Keeping in mind that this is a compact car, families should adjust expectations: Three child-safety seats won’t fit in the Soul. Rear-facing seats can pose a threat to a front passenger’s legroom based on Cars.com’s Car Seat Check. But if you’re a family of four that has graduated to forward-facing seats, you’ve hit the sweet spot. Parents should have plenty of room up front with little ones behind them in forward-facing convertibles or boosters. The Soul’s exposed lower Latch anchors provide problem-free access and eliminate many of the hassles of car-seat installation. Another win for the Soul.
If you need more convincing, look to the back. The Soul’s cargo space, while compact, is efficient. The Soul offers something none of its competitors do: cavernous under-floor storage bins. The Soul can hold all the junk in our trunk that we need to have on a daily basis, and the rest of the cargo area can stay clear for grocery store trips, luggage and sports gear. While test-driving the Soul, a Target run yielded six bags that only took up half of the cargo area; I even had a carton of eggs and a few odds and ends stowed below. With the rear seats up and in use (the most likely scenario for families), the Soul leads the class again in available cargo space. If you’re on a solo mission without the kids to the hardware store, the Soul beats out the Sportage again when the rear seats are folded: The Sportage has 54.6 cubic feet of space available while the Soul has 61.3.

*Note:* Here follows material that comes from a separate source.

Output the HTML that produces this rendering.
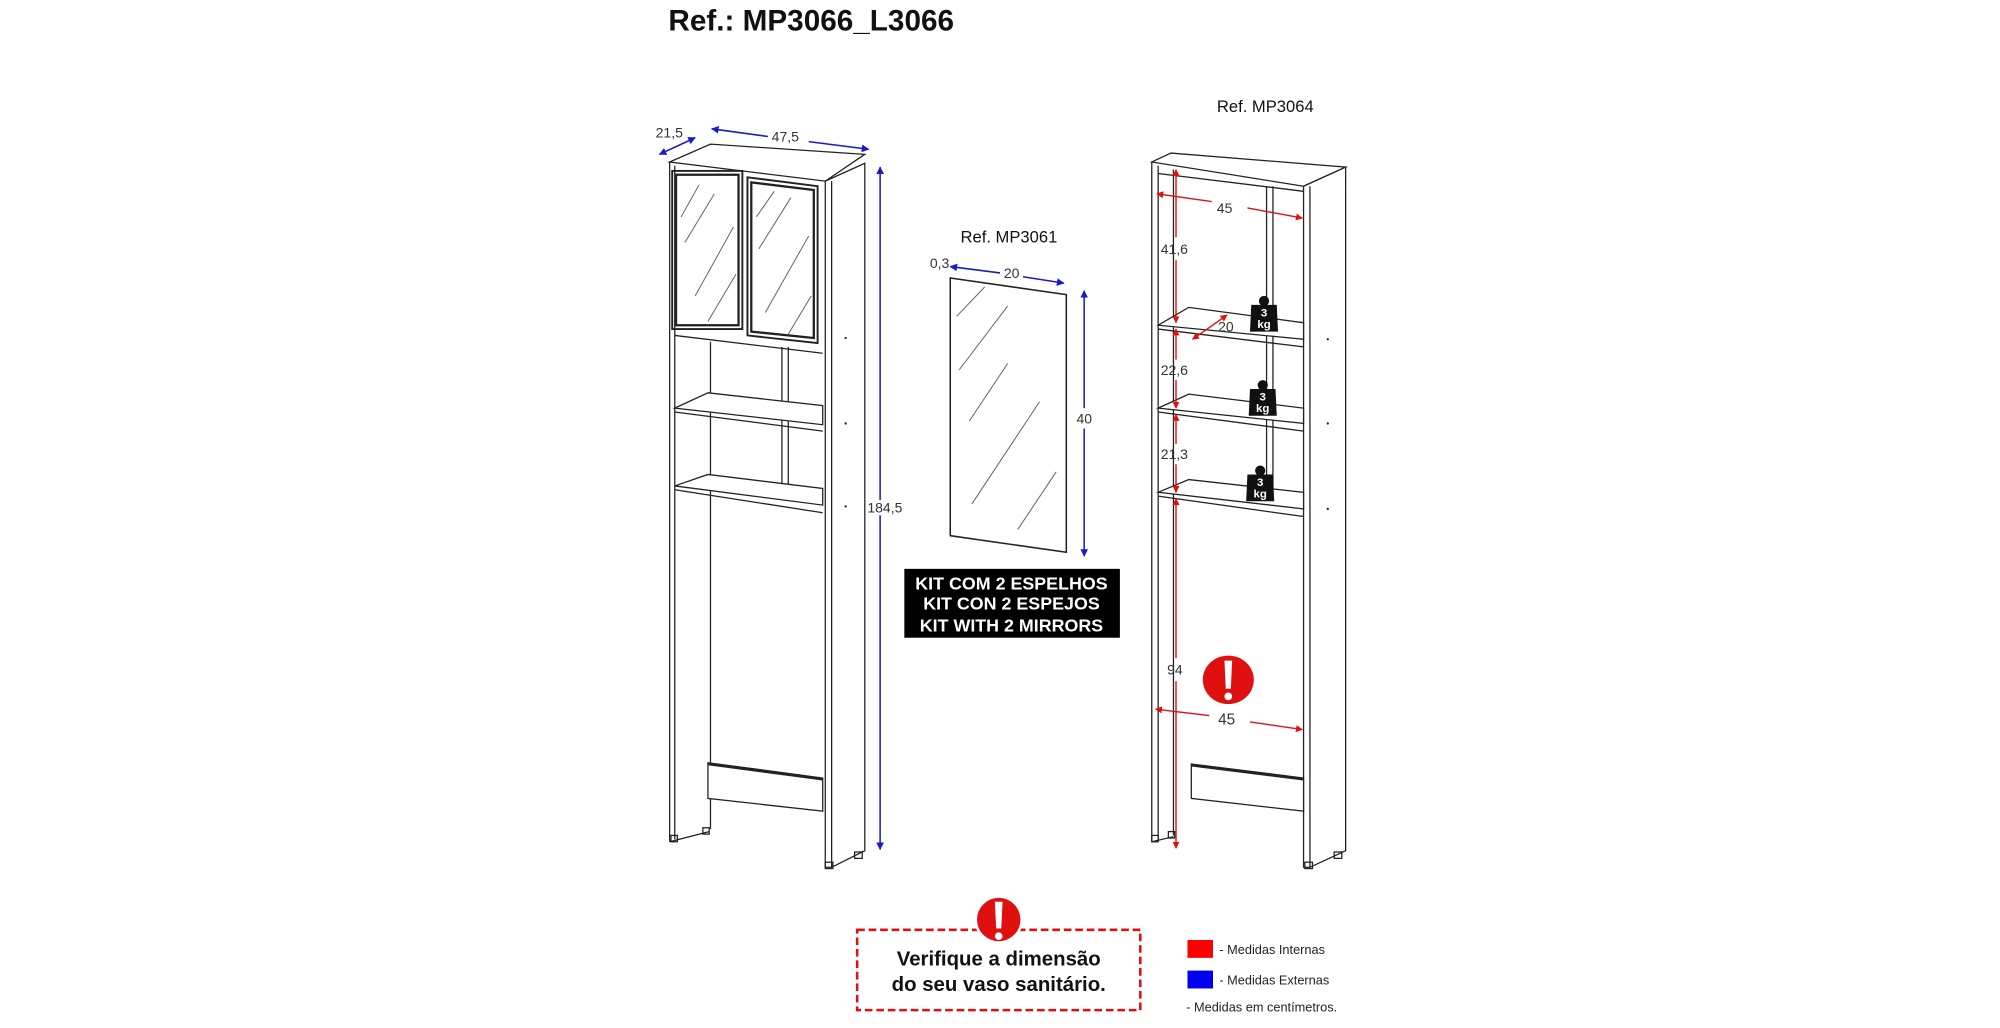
<!DOCTYPE html>
<html><head><meta charset="utf-8"><style>
html,body{margin:0;padding:0;background:#fff;}
svg{display:block;}
text{font-family:"Liberation Sans",Arial,sans-serif;}
</style></head><body>
<svg width="2000" height="1028" viewBox="0 0 1568 806" xmlns="http://www.w3.org/2000/svg">
<defs>
<marker id="ab" viewBox="0 0 10 10" refX="9" refY="5" markerWidth="5" markerHeight="5" orient="auto-start-reverse"><path d="M0,0L10,5L0,10z" fill="#1a1ac8"/></marker>
<marker id="ar" viewBox="0 0 10 10" refX="9" refY="5" markerWidth="5" markerHeight="5" orient="auto-start-reverse"><path d="M0,0L10,5L0,10z" fill="#e01010"/></marker>
<g id="kb">
<circle cx="0" cy="-12" r="4" fill="#111"/>
<path d="M-10,-9 L10,-9 L11,12 L-11,12 Z" fill="#111"/>
<text x="0" y="0" font-size="9" font-weight="bold" fill="#fff" text-anchor="middle">3</text>
<text x="0" y="9" font-size="9" font-weight="bold" fill="#fff" text-anchor="middle">kg</text>
</g>
</defs>

<text x="524" y="24" font-size="23.3" font-weight="bold" fill="#111">Ref.: MP3066_L3066</text>

<!-- LEFT CABINET -->
<g stroke="#222" stroke-width="1" fill="none">
<polygon points="525,127 557,113 678,121 647,142" fill="#fff"/>
<polygon points="647,142 678,128 678,667 652,680 647,680"/>
<line x1="652" y1="142" x2="652" y2="680"/>
<line x1="525" y1="127" x2="525" y2="660"/>
<line x1="529" y1="130" x2="529" y2="658"/>
<line x1="525" y1="660" x2="556" y2="652"/>
<rect x="527" y="134" width="55" height="124" stroke-width="1.5"/>
<rect x="530" y="137" width="49" height="118" stroke-width="1.8"/>
<polygon points="586,139 641,146 641,269 586,263" stroke-width="1.5"/>
<polygon points="589,143 638,149 638,265 589,260" stroke-width="1.8"/>
<line x1="529" y1="263" x2="645" y2="277"/>
<line x1="557" y1="268" x2="557" y2="650"/>
<line x1="613" y1="272" x2="613" y2="385"/>
<line x1="618" y1="272" x2="618" y2="385"/>
<polygon points="529,320 555,308 645,318 645,333" fill="#fff"/>
<line x1="529" y1="323" x2="645" y2="338"/>
<polygon points="529,381 555,372 645,383 645,396" fill="#fff"/>
<line x1="529" y1="384" x2="645" y2="402"/>
<polygon points="555,598 645,610 645,636 555,626" fill="#fff"/>
<line x1="555" y1="599" x2="645" y2="611" stroke-width="2"/>
<rect x="526" y="655" width="5" height="5"/><rect x="551" y="649" width="5" height="5"/>
<rect x="647" y="676" width="6" height="5"/><rect x="670" y="668" width="6" height="5"/>
</g>
<g stroke="#666" stroke-width="0.8">
<line x1="534" y1="170" x2="548" y2="145"/><line x1="537" y1="190" x2="560" y2="152"/>
<line x1="545" y1="232" x2="575" y2="178"/><line x1="555" y1="252" x2="577" y2="215"/>
<line x1="593" y1="170" x2="607" y2="150"/><line x1="595" y1="195" x2="620" y2="155"/>
<line x1="600" y1="245" x2="634" y2="185"/><line x1="618" y1="262" x2="636" y2="232"/>
</g>
<circle cx="663" cy="265" r="0.9" fill="#222"/><circle cx="663" cy="332" r="0.9" fill="#222"/><circle cx="663" cy="397" r="0.9" fill="#222"/>

<g stroke="#1a1ac8" stroke-width="1.2" fill="none">
<line x1="517" y1="121" x2="545" y2="108" marker-start="url(#ab)" marker-end="url(#ab)"/>
<line x1="558" y1="101" x2="602" y2="107" marker-start="url(#ab)"/>
<line x1="634" y1="111" x2="681" y2="117" marker-end="url(#ab)"/>
<line x1="690" y1="131" x2="690" y2="392" marker-start="url(#ab)"/>
<line x1="690" y1="404" x2="690" y2="666" marker-end="url(#ab)"/>
</g>
<text x="514" y="108" font-size="11" fill="#333">21,5</text>
<text x="605" y="111" font-size="11" fill="#333">47,5</text>
<text x="680" y="402" font-size="11" fill="#333">184,5</text>

<!-- MIRROR -->
<text x="791" y="190" font-size="13" fill="#111" text-anchor="middle">Ref. MP3061</text>
<polygon points="745,218 836,231 836,433 745,420" fill="#fff" stroke="#222" stroke-width="1.2"/>
<g stroke="#666" stroke-width="0.8">
<line x1="750" y1="248" x2="772" y2="225"/><line x1="752" y1="290" x2="790" y2="240"/>
<line x1="760" y1="330" x2="790" y2="285"/><line x1="762" y1="395" x2="815" y2="315"/>
<line x1="798" y1="415" x2="828" y2="370"/>
</g>
<g stroke="#1a1ac8" stroke-width="1.2" fill="none">
<line x1="745" y1="209" x2="784" y2="214" marker-start="url(#ab)"/>
<line x1="802" y1="217" x2="834" y2="222" marker-end="url(#ab)"/>
<line x1="850" y1="228" x2="850" y2="320" marker-start="url(#ab)"/>
<line x1="850" y1="336" x2="850" y2="436" marker-end="url(#ab)"/>
</g>
<text x="729" y="210" font-size="11" fill="#333">0,3</text>
<text x="787" y="218" font-size="11" fill="#333">20</text>
<text x="844" y="332" font-size="11" fill="#333">40</text>
<rect x="709" y="446" width="169" height="54" fill="#000"/>
<g font-size="14" font-weight="bold" fill="#fff" text-anchor="middle">
<text x="793" y="462">KIT COM 2 ESPELHOS</text>
<text x="793" y="478">KIT CON 2 ESPEJOS</text>
<text x="793" y="495">KIT WITH 2 MIRRORS</text>
</g>

<!-- RIGHT CABINET -->
<text x="992" y="88" font-size="13" fill="#111" text-anchor="middle">Ref. MP3064</text>
<g stroke="#222" stroke-width="1" fill="none">
<polygon points="903,127 918,120 1055,131 1022,146" fill="#fff"/>
<line x1="903" y1="127" x2="903" y2="660"/>
<line x1="908" y1="130" x2="908" y2="658"/>
<line x1="903" y1="660" x2="920" y2="656"/>
<line x1="920" y1="133" x2="920" y2="655"/>
<line x1="908" y1="136" x2="1022" y2="150"/>
<polygon points="1022,146 1055,131 1055,667 1027,680 1022,680"/>
<line x1="1027" y1="146" x2="1027" y2="680"/>
<line x1="993" y1="146" x2="993" y2="392"/>
<line x1="998" y1="146" x2="998" y2="392"/>
<polygon points="908,255 932,241 1022,253 1022,266" fill="#fff"/>
<line x1="908" y1="258" x2="1022" y2="272"/>
<polygon points="908,320 932,309 1022,320 1022,332" fill="#fff"/>
<line x1="908" y1="323" x2="1022" y2="338"/>
<polygon points="908,386 932,376 1022,386 1022,399" fill="#fff"/>
<line x1="908" y1="389" x2="1022" y2="405"/>
<polygon points="934,599 1022,610 1022,636 934,626" fill="#fff"/>
<line x1="934" y1="600" x2="1022" y2="611" stroke-width="2"/>
<rect x="903" y="655" width="5" height="5"/><rect x="916" y="652" width="5" height="5"/>
<rect x="1023" y="676" width="6" height="5"/><rect x="1046" y="668" width="6" height="5"/>
</g>
<circle cx="1041" cy="266" r="0.9" fill="#222"/><circle cx="1041" cy="332" r="0.9" fill="#222"/><circle cx="1041" cy="399" r="0.9" fill="#222"/>
<g stroke="#e01010" stroke-width="1.1" fill="none">
<line x1="922" y1="133" x2="922" y2="186" marker-start="url(#ar)"/>
<line x1="922" y1="204" x2="922" y2="253" marker-end="url(#ar)"/>
<line x1="922" y1="258" x2="922" y2="282" marker-start="url(#ar)"/>
<line x1="922" y1="298" x2="922" y2="320" marker-end="url(#ar)"/>
<line x1="922" y1="325" x2="922" y2="348" marker-start="url(#ar)"/>
<line x1="922" y1="364" x2="922" y2="386" marker-end="url(#ar)"/>
<line x1="922" y1="391" x2="922" y2="516" marker-start="url(#ar)"/>
<line x1="922" y1="534" x2="922" y2="665" marker-end="url(#ar)"/>
<line x1="907" y1="152" x2="950" y2="158" marker-start="url(#ar)"/>
<line x1="978" y1="163" x2="1021" y2="171" marker-end="url(#ar)"/>
<line x1="906" y1="556" x2="948" y2="561" marker-start="url(#ar)"/>
<line x1="980" y1="566" x2="1021" y2="572" marker-end="url(#ar)"/>
<line x1="935" y1="266" x2="962" y2="247" marker-start="url(#ar)" marker-end="url(#ar)"/>
</g>
<g font-size="11" fill="#333">
<text x="910" y="199">41,6</text>
<text x="910" y="294">22,6</text>
<text x="910" y="360">21,3</text>
<text x="915" y="529">94</text>
<text x="954" y="167">45</text>
<text x="955" y="260">20</text>
<text x="955" y="568" font-size="12">45</text>
</g>
<use href="#kb" x="991" y="248"/>
<use href="#kb" x="990" y="314"/>
<use href="#kb" x="988" y="381"/>
<g><ellipse cx="963" cy="533" rx="20" ry="19" fill="#e01010"/>
<path d="M960,518 L966,518 L965,540 L961,540 Z" fill="#fff"/><circle cx="963" cy="546" r="3" fill="#fff"/></g>

<!-- BOTTOM NOTE -->
<rect x="672" y="729" width="222" height="63" fill="none" stroke="#e01010" stroke-width="2" stroke-dasharray="6,3"/>
<g><circle cx="783" cy="721" r="18" fill="#e01010" stroke="#fff" stroke-width="2"/>
<path d="M780,707 L786,707 L785,728 L781,728 Z" fill="#fff"/><circle cx="783" cy="734" r="3" fill="#fff"/></g>
<text x="783" y="757" font-size="16" font-weight="bold" fill="#111" text-anchor="middle">Verifique a dimensão</text>
<text x="783" y="777" font-size="16" font-weight="bold" fill="#111" text-anchor="middle">do seu vaso sanitário.</text>
<rect x="931" y="737" width="20" height="14" fill="#f00"/>
<text x="956" y="748" font-size="10" fill="#222">- Medidas Internas</text>
<rect x="931" y="761" width="20" height="14" fill="#0000f0"/>
<text x="956" y="772" font-size="10" fill="#222">- Medidas Externas</text>
<text x="930" y="793" font-size="10" fill="#222">- Medidas em centímetros.</text>
</svg>
</body></html>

While the specs prove it has the physical chops to handle hauling your family and your stuff, it’s also got the personality to back up its family appeal. Quality materials inside the cabin and a refined driving experience should also entice parents. It’s a fun car for the whole family, and it’s one that won’t break the bank with a starting price of $15,695. Can the Soul be a family car? Absolutely.